The PyPy JIT is different from all of these, because runtime and compile time are continuously intermixed; by waiting until the very last possible moment to emit code, the JIT compiler is able to exploit all the runtime information, including that which is only available late in the process, e.g. the exact type of all the variables involved; thus, it can generate many specialized, fast versions of each function, which in theory could run at the same speed of manually written Java code.
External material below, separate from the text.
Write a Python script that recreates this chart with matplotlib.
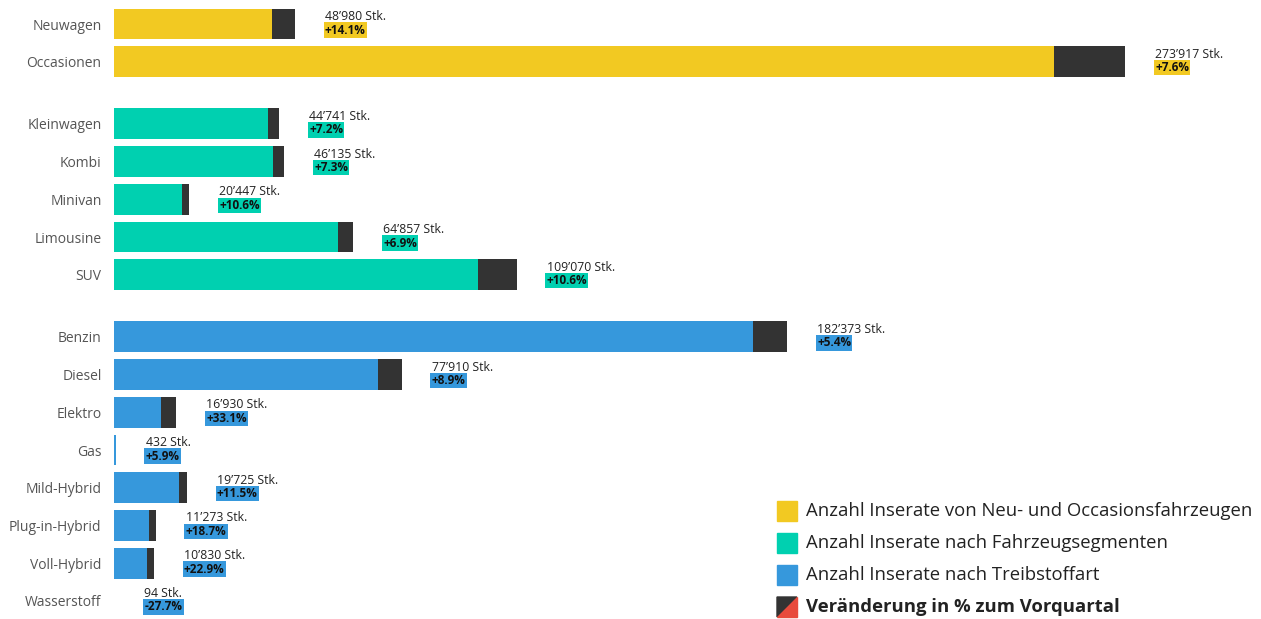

Moreover, the JIT compiler is automatically generated by the TT: we believe, based on previous experiences with Psyco, that manually writing a JIT compiler of that kind is hard and error prone, especially when the source language is as complex as Python; by writing a JIT compiler generator, we get JIT compilers that are correct by design for all languages implemented through the TT for free.

Developers

Antonio Cuni (anto.cuni@gmail.com) is one of the core developers of PyPy; he is the main author of the CLI backend, and the coauthor of the JVM backend; recently, he began working on an experimental CLI backend for the JIT. Currently, he is a PhD student at Univeristà degli Studi di Genova, doing research in the area of implementation of dynamic languages on top of object oriented virtual machines.

Carl Friedrich Bolz (cfbolz@gmx.de) also is a core developer of PyPy. He worked on various areas including the garbage collectors, optimizations and the Python interpreter. He is currently doing a Master's thesis at the Heinrich-Heine-Universität Düsseldorf about improving PyPy's JIT compiler generator.

Nicholas Matsakis (nicholas.matsakis@inf.ethz.ch) is also a core developer of PyPy. He was the primary developer of the current JVM backend for PyPy, and has participated in several PyPy sprints on various topics. He is currently doing his PhD at ETH Zurich under the tutelage of Professor Thomas Gross.